Instruction: No pictures go into the copy. Write out exactly the lines below from the one containing "Convert this chart to matplotlib code." through the one containing "plt.rcParams['font.family'] = ['Lato', 'DejaVu".

......

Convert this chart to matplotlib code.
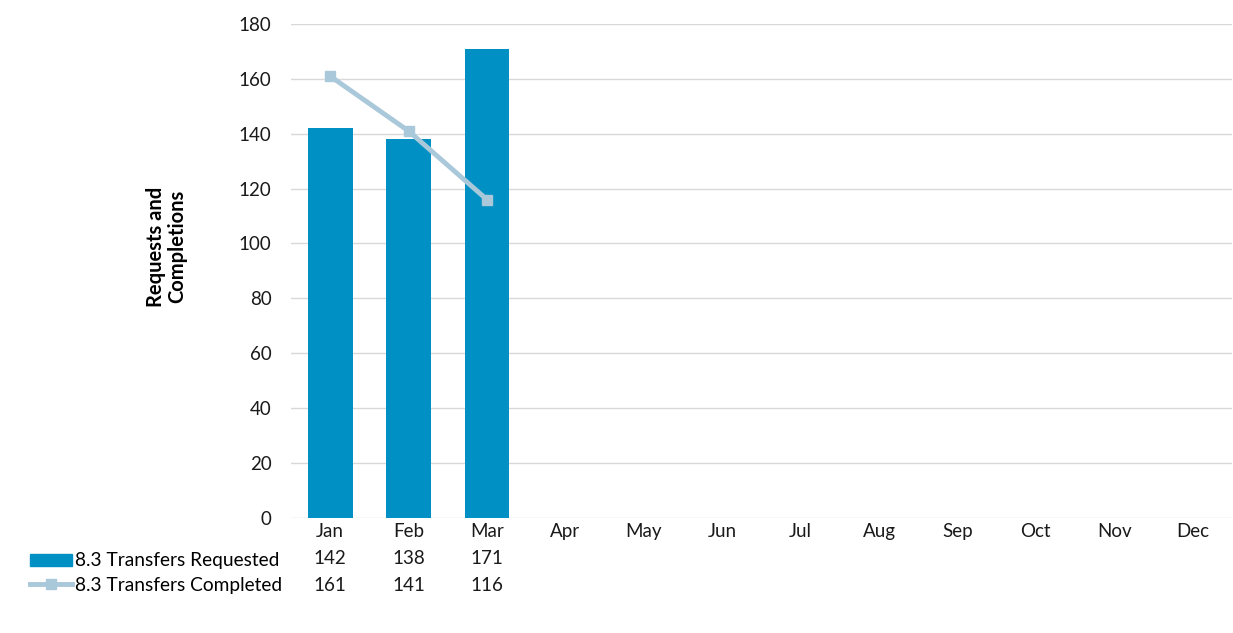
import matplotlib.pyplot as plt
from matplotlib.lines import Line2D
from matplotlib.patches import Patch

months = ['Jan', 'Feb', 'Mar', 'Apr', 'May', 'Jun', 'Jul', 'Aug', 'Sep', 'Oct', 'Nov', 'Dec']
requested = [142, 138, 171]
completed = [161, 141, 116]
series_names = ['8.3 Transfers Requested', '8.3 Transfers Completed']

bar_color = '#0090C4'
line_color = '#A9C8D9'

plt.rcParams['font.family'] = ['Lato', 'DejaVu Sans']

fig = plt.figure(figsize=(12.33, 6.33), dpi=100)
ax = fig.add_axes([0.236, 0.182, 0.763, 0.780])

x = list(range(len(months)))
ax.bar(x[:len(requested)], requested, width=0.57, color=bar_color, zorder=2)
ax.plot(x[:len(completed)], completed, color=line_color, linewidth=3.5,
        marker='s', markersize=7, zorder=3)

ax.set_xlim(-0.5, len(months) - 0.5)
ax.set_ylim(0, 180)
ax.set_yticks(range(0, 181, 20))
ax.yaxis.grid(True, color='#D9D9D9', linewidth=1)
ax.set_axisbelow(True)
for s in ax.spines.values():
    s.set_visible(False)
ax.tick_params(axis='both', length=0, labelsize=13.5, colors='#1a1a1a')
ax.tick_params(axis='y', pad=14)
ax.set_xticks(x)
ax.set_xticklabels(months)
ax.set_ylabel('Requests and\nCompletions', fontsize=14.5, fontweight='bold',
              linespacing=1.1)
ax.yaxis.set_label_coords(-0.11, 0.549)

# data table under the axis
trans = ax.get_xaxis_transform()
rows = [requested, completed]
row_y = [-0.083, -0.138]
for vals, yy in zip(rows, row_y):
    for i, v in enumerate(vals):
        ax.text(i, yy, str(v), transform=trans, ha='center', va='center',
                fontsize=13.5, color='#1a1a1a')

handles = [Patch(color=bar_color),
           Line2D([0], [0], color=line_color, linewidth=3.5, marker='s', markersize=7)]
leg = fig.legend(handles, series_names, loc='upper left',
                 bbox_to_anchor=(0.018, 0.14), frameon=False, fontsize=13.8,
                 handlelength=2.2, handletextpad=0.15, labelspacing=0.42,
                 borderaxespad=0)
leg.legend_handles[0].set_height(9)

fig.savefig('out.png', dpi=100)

......

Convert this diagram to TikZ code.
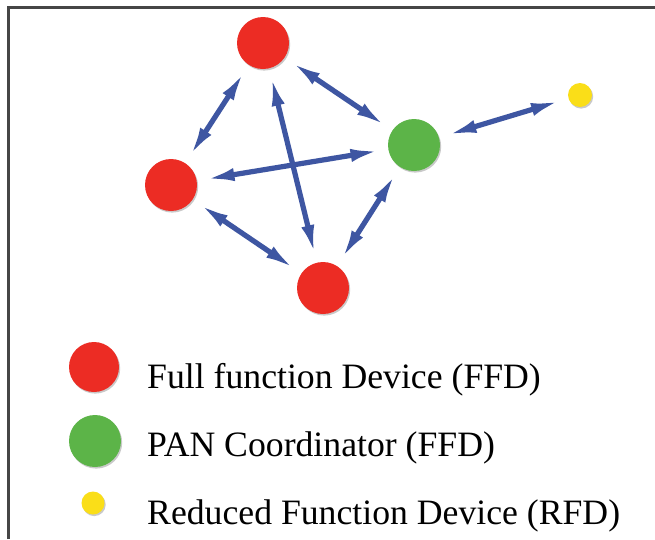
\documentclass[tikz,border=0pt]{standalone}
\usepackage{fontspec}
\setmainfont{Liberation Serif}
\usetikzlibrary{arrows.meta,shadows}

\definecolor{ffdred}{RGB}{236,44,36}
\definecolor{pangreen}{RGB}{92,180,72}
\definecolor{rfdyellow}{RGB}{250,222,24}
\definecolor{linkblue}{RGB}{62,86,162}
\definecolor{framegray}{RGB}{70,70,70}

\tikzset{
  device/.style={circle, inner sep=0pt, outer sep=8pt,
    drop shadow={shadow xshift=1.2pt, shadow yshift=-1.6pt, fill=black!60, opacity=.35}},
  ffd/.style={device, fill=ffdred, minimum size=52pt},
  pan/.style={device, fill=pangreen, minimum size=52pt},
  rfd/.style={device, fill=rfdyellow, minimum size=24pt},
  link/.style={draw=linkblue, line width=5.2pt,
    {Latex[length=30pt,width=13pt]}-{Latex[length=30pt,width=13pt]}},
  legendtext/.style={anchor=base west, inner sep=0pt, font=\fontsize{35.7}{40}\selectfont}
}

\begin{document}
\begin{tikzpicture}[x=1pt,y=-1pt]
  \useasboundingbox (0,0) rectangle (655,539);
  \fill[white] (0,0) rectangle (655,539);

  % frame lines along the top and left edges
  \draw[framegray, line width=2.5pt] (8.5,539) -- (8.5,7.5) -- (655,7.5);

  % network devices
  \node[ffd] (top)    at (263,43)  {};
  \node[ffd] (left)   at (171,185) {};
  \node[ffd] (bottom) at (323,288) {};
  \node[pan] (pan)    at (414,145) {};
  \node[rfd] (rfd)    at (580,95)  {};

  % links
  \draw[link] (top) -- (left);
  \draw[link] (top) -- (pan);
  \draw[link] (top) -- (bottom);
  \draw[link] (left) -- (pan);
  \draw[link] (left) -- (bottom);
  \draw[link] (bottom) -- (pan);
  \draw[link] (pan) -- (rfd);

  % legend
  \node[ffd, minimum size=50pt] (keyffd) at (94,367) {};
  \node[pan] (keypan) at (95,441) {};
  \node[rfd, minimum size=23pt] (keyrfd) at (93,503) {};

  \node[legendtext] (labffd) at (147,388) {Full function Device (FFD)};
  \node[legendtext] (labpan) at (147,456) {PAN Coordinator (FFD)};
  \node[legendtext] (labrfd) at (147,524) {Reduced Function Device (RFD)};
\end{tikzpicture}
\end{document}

......

Full answer:
Convert this chart to matplotlib code.
import matplotlib.pyplot as plt
from matplotlib.lines import Line2D
from matplotlib.patches import Patch

months = ['Jan', 'Feb', 'Mar', 'Apr', 'May', 'Jun', 'Jul', 'Aug', 'Sep', 'Oct', 'Nov', 'Dec']
requested = [142, 138, 171]
completed = [161, 141, 116]
series_names = ['8.3 Transfers Requested', '8.3 Transfers Completed']

bar_color = '#0090C4'
line_color = '#A9C8D9'

plt.rcParams['font.family'] = ['Lato', 'DejaVu Sans']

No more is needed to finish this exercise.